Dans l’arène de la Résistance, le drame est emblématique de la condition humaine et aussi intime : le vieux combattant libertin sera-t-il préféré par la jeune fille aux jeunes, l’un romantique et l’autre militant naïf ? L’aventurier savait de quoi il causait. Pour moi le plus clairvoyant et le plus courageux des romans sur ce moment. Car l’auteur, membre d’un réseau, prit soudain du recul pour une remise en question avant même la Libération. Bien des auteurs et des résistants, de la dernière heure ou pas, n’en ont pas fait autant !
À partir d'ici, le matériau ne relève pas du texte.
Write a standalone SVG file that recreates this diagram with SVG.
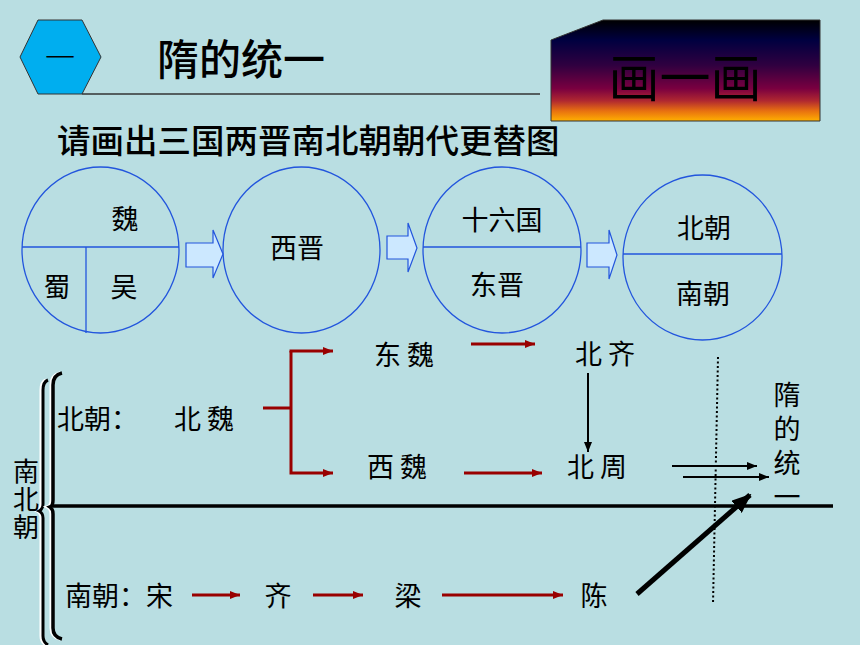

J’ai découvert Vailland tardivement, lorsque je m’intéressai particulièrement au libertinage, avec Eloge du cardinal de Bernis*. Un grand auteur méconnu, ou du moins occulté. Un de plus. Car l’auteur, catalogué « réaliste socialiste » pour 325.000 francs**, écrivit aussi La Fête et La truite, d’une tout autre eau. Pour ne rien dire des nombreux films adaptés de son œuvre et ne citer d’autre que La Loi (prix Goncourt) et les Ecrits intimes***. Dans ces derniers il confie ne jamais plus vouloir travailler sous le portrait d’un homme (il avait décroché celui de Staline dans son bureau) parmi d’autres choses passionnantes sur la politique, la philosophie et l’amour. Ce qui m’emballe pour lui : son évolution dans une démarche d’une pensée originale, vraie, non pas consensuelle et acritique comme il est généralement de mise aujourd’hui. Quant à son écriture, par-delà des tableaux sociaux très informés, je reste ébahi devant la plastique théâtrale d’une concision hachée et ciselée.
« Mais je voudrais bien savoir ce qui, à vos yeux, n’est pas un jeu ?
― La vie, la vie toute simple.
― Comprends pas. […] »
« Nous sommes dans le temps du dégoût […] Ceux qui auront dormi pendant la nuit de la honte ne connaîtront pas le jour de gloire… »Conquis, je suis parti sur les lieux d’écriture de ses livres (dans l’Ain) pour écrire un roman de la route où j’évoquai l’écho de Vailland, père putatif, et en même temps de mon vrai père****.

* Les Cahiers rouges (Grasset) ; **Film éponyme de Jean Prat ; ***Gallimard.
**** Un homme seul, Ed. Paroles d’Aube, 1995 (épuisé, voir en bibliothèques mais ne se trouve pas dans les bibliothèques de Toulouse).